Gravity is a fundamental force of attraction that exists between any two objects possessing mass. This force is universal, meaning that every particle in the cosmos exerts a pull on every other particle. While gravity governs the movement of planets, stars, and galaxies, the effect is often too small to be noticed between common objects in our daily lives. Understanding how this force operates requires examining the two primary variables that determine its strength.
The Direct Relationship Between Mass and Force
The most direct answer to whether gravity increases with mass is yes. The force of gravity is directly proportional to the product of the masses of the two interacting objects. This relationship means that if the mass of one object is doubled, the gravitational force between the two objects also doubles, assuming the distance between them remains constant. This principle is a cornerstone of Newtonian physics, established by the Law of Universal Gravitation.
Mass can be conceptualized as the source of the gravitational field. The field strength is the sum of the gravitational contributions from every unit of matter within the object. Therefore, an object with more mass generates a greater total attractive force around itself. For instance, the Earth’s massive size results in a strong gravitational pull, while the Moon, having far less mass, generates a weaker field that allows astronauts to jump higher on its surface.
Comparing a tennis ball to a bowling ball, the bowling ball contains significantly more matter and creates a stronger gravitational field. Increasing the amount of mass increases the total attractive force. This explains why objects with immense mass, such as black holes, have such powerful gravitational influences that nothing, not even light, can escape their pull.
Why Distance Determines Gravitational Effect
The second variable that governs gravitational strength is the separation distance between the centers of mass of the objects. Unlike the mass relationship, gravity weakens dramatically as objects move farther apart. The force of attraction is inversely related to the square of the distance between the objects. This relationship dictates that doubling the distance between two masses reduces the resulting force to one-fourth of its original strength. If the distance were to triple, the force would drop even more severely, falling to one-ninth of its initial value.
This rapid drop-off explains why the Sun’s enormous mass does not pull us off the Earth. The vast distance between us and the Sun diminishes its gravitational influence dramatically, making Earth’s closer, smaller mass the dominant local factor. Gravity is a relatively short-range force in practical terms, only becoming dominant over astronomical distances when one or both masses are immense.
How Scale Affects Our Perception of Gravity
The overwhelming size of Earth’s mass ensures its gravity is the single most dominant force in our everyday experience. While every object on the planet exerts a gravitational pull, this force is negligible compared to the pull from the planet itself. This disparity lies in the combination of the small masses of everyday items and the extremely small value of the gravitational constant.
Consider two people, each with a mass of 70 kilograms, standing one meter apart. The gravitational force between them results in an incredibly small value, approximately 3.3 x 10^-9 Newtons. This minuscule force is comparable to the weight of a single human eyelash and is many orders of magnitude weaker than the force exerted by the Earth on either person.
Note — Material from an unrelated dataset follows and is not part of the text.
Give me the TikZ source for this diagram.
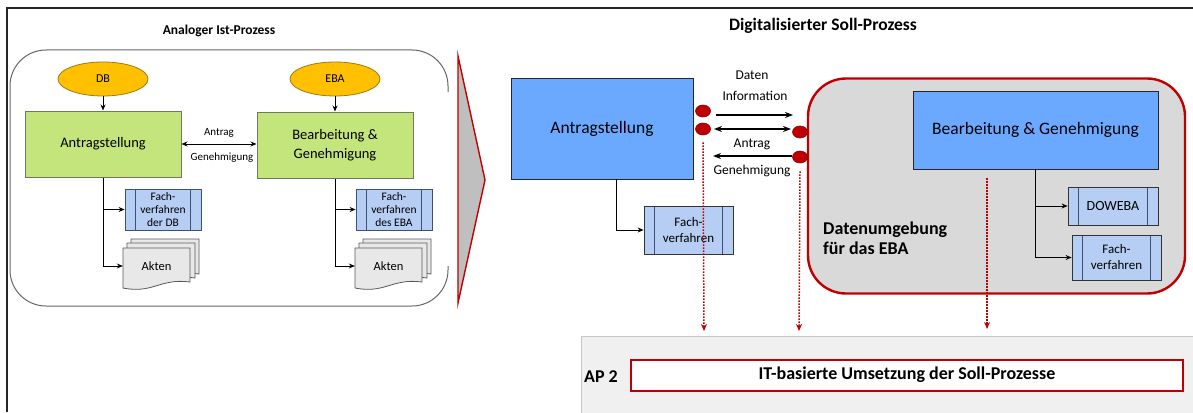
\documentclass[tikz,border=0pt]{standalone}
\usepackage{fontspec}
\setmainfont{Carlito}
\usetikzlibrary{arrows.meta,shapes.geometric,calc}
\definecolor{ggreen}{RGB}{196,228,124}
\definecolor{gborder}{RGB}{110,120,100}
\definecolor{eorange}{RGB}{255,192,0}
\definecolor{eborder}{RGB}{160,120,20}
\definecolor{fblue}{RGB}{182,206,244}
\definecolor{fborder}{RGB}{60,80,120}
\definecolor{bblue}{RGB}{106,169,255}
\definecolor{dred}{RGB}{192,0,0}
\definecolor{envgray}{RGB}{217,217,217}
\definecolor{docgray}{RGB}{232,232,232}
\definecolor{panelgray}{RGB}{240,240,240}
\newcommand{\docpage}[4]{%
  \filldraw[draw=black!65, fill=docgray, line width=0.8pt] (#1,#2) -- (#3,#2) -- (#3,#4-6)
    .. controls ({#1+0.55*(#3-#1)},#4-10) and ({#1+0.45*(#3-#1)},#4+6) .. (#1,#4) -- cycle;}
\tikzset{
  ell/.style={ellipse, draw=eborder, fill=eorange, line width=0.8pt, minimum width=90pt, minimum height=34pt, inner sep=0pt, font=\fontsize{12}{14}\selectfont},
  gbox/.style={rectangle, draw=gborder, fill=ggreen, line width=1pt, minimum width=156pt, minimum height=66pt, align=center, font=\fontsize{14.5}{19}\selectfont},
  fach/.style={rectangle, draw=fborder, fill=fblue, line width=0.8pt, inner sep=0pt, align=center,
    path picture={
      \draw[fborder, line width=0.8pt] ([xshift=10.5pt]path picture bounding box.north west) -- ([xshift=10.5pt]path picture bounding box.south west);
      \draw[fborder, line width=0.8pt] ([xshift=-10.5pt]path picture bounding box.north east) -- ([xshift=-10.5pt]path picture bounding box.south east);}},
  fachL/.style={fach, minimum width=76pt, minimum height=41pt, font=\fontsize{11.5}{13}\selectfont},
  fachR/.style={fach, draw=black!80, minimum width=89pt, font=\fontsize{13}{16}\selectfont},
  bbox/.style={rectangle, draw=black!85, fill=bblue, line width=0.8pt, font=\fontsize{17.5}{20}\selectfont},
  dot/.style={ellipse, draw=red!50!black, fill=dred, line width=0.6pt, minimum width=15pt, minimum height=12pt, inner sep=0pt},
  arr/.style={-{Stealth[length=6pt,width=5pt]}, line width=0.9pt, black},
  arrR/.style={-{Stealth[length=8pt,width=6pt]}, line width=1.3pt, black},
  dotarr/.style={-{Stealth[length=7pt,width=6pt]}, dred, line width=1.5pt, dash pattern=on 1.5pt off 1.5pt},
  lbl/.style={font=\fontsize{11}{13}\selectfont, inner sep=0pt},
  lblR/.style={font=\fontsize{13.5}{15}\selectfont, inner sep=0pt}
}
\begin{document}
\begin{tikzpicture}[x=1pt,y=-1pt]
\useasboundingbox (0,0) rectangle (1193,412);
% frame
\draw[line width=2pt, black!85] (1193,8) -- (7,8) -- (7,412);
% titles
\node[font=\bfseries\fontsize{13.5}{15}\selectfont] (t1) at (219,31) {Analoger Ist-Prozess};
\node[font=\bfseries\fontsize{17.5}{19}\selectfont] (t2) at (823,26) {Digitalisierter Soll-Prozess};
% left rounded frame
\draw[black!60, line width=1pt, rounded corners=36pt] (448,92) -- (448,50) -- (10,50) -- (10,306) -- (448,306) -- (448,266);
% left process
\node[ell] (db) at (103,79) {DB};
\node[ell] (eba) at (335,79) {EBA};
\node[gbox] (antL) at (103,144) {Antragstellung};
\node[gbox] (bearL) at (335,145) {Bearbeitung \&\\Genehmigung};
\draw[arr] (db) -- (antL);
\draw[arr] (eba) -- (bearL);
\draw[{Stealth[length=6pt,width=5pt]}-{Stealth[length=6pt,width=5pt]}, line width=0.9pt] (antL.east) -- (bearL.west |- antL.east);
\node[lbl] (antrL) at (219,133) {Antrag};
\node[lbl] (genL) at (222,158) {Genehmigung};
\node[fachL] (fachDB) at (163,209.5) {Fach-\\verfahren\\der DB};
\node[fachL] (fachEBA) at (394,209.5) {Fach-\\verfahren\\des EBA};
% Akten stacks
\docpage{131}{239}{199}{280}
\docpage{127}{243}{195}{284}
\docpage{123}{248}{190}{288}
\docpage{363}{239}{431}{280}
\docpage{359}{243}{427}{284}
\docpage{355}{248}{422}{288}
\node[minimum width=67pt, minimum height=30pt, inner sep=0pt, font=\fontsize{12.5}{14}\selectfont] (aktDB) at (156.5,266) {Akten};
\node[minimum width=67pt, minimum height=30pt, inner sep=0pt, font=\fontsize{12.5}{14}\selectfont] (aktEBA) at (388.5,266) {Akten};
\draw[arr] (antL.south) |- (fachDB.west);
\draw[arr] (antL.south) |- (aktDB.west);
\draw[arr] (bearL.south) |- (fachEBA.west);
\draw[arr] (bearL.south) |- (aktEBA.west);
% big arrow
\filldraw[draw=dred, fill=black!25, line width=1.4pt] (458,56) -- (485,180) -- (458,303) -- cycle;
% right side
\node[draw=dred, fill=envgray, line width=2.4pt, rounded corners=38pt, minimum width=377pt, minimum height=215pt] (env) at (996.5,186) {};
\node[bbox, minimum width=182pt, minimum height=101pt] (antR) at (602,128.5) {Antragstellung};
\node[bbox, minimum width=245pt, minimum height=78pt] (bearR) at (1035.5,130) {Bearbeitung \& Genehmigung};
\node[dot] (d1) at (703,111) {};
\node[dot] (d2) at (703,129) {};
\node[dot] (d3) at (800,132) {};
\node[dot] (d4) at (800,157) {};
\coordinate (a1s) at (716,115);
\coordinate (a1e) at (793,115);
\coordinate (a2s) at (714,129);
\coordinate (a2e) at (791,129);
\coordinate (a3s) at (792,156);
\coordinate (a3e) at (713,156);
\draw[arrR] (a1s) -- (a1e);
\draw[{Stealth[length=8pt,width=6pt]}-{Stealth[length=8pt,width=6pt]}, line width=1.3pt] (a2s) -- (a2e);
\draw[arrR] (a3s) -- (a3e);
\node[lblR] (daten) at (752,75) {Daten};
\node[lblR] (info) at (755,96) {Information};
\node[lblR] (antrR) at (752,144) {Antrag};
\node[lblR] (genR) at (752,171) {Genehmigung};
\node[fachR, minimum height=48pt] (fachR1) at (688.5,230) {Fach-\\verfahren};
\node[fachR, minimum width=90pt, minimum height=38pt, font=\fontsize{14}{16}\selectfont] (doweba) at (1113,206) {DOWEBA};
\node[fachR, minimum height=45pt] (fachR2) at (1116.5,257.5) {Fach-\\verfahren};
\draw[arr] ([xshift=14pt]antR.south) |- (fachR1.west);
\draw[arr] (bearR.south) |- (doweba.west);
\draw[arr] (bearR.south) |- (fachR2.west);
\node[font=\bfseries\fontsize{18}{20}\selectfont, align=left, anchor=west, inner sep=0pt] (du) at (823,238) {Datenumgebung\\für das EBA};
% bottom panel
\node[draw=black!22, fill=panelgray, line width=1pt, anchor=north west, minimum width=630pt, minimum height=90pt] (panel) at (581,336) {};
\node[font=\bfseries\fontsize{18}{20}\selectfont] (ap) at (601,377) {AP 2};
\node[draw=dred, fill=white, line width=2pt, minimum width=552pt, minimum height=31pt, font=\bfseries\fontsize{18}{20}\selectfont] (it) at (907,375) {IT-basierte Umsetzung der Soll-Prozesse};
% dotted arrows
\coordinate (p1) at (704,331);
\coordinate (p2) at (799,331);
\coordinate (p3s) at (987,178);
\coordinate (p3) at (987,329);
\draw[dotarr] ([yshift=-7pt]d2.south) -- (p1);
\draw[dotarr] ([yshift=-8pt]d4.south) -- (p2);
\draw[dotarr] (p3s) -- (p3);
\end{tikzpicture}
\end{document}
Even though the people are close, their individual masses are too small for their mutual gravitational pull to overcome the friction with the ground or the influence of the planet’s larger mass. This highlights that a short distance cannot compensate for the tiny masses of everyday objects when the gravitational constant itself is extremely small. Therefore, while the gravity of a skyscraper or a train exists, it is undetectable against the backdrop of the Earth’s immense gravitational field.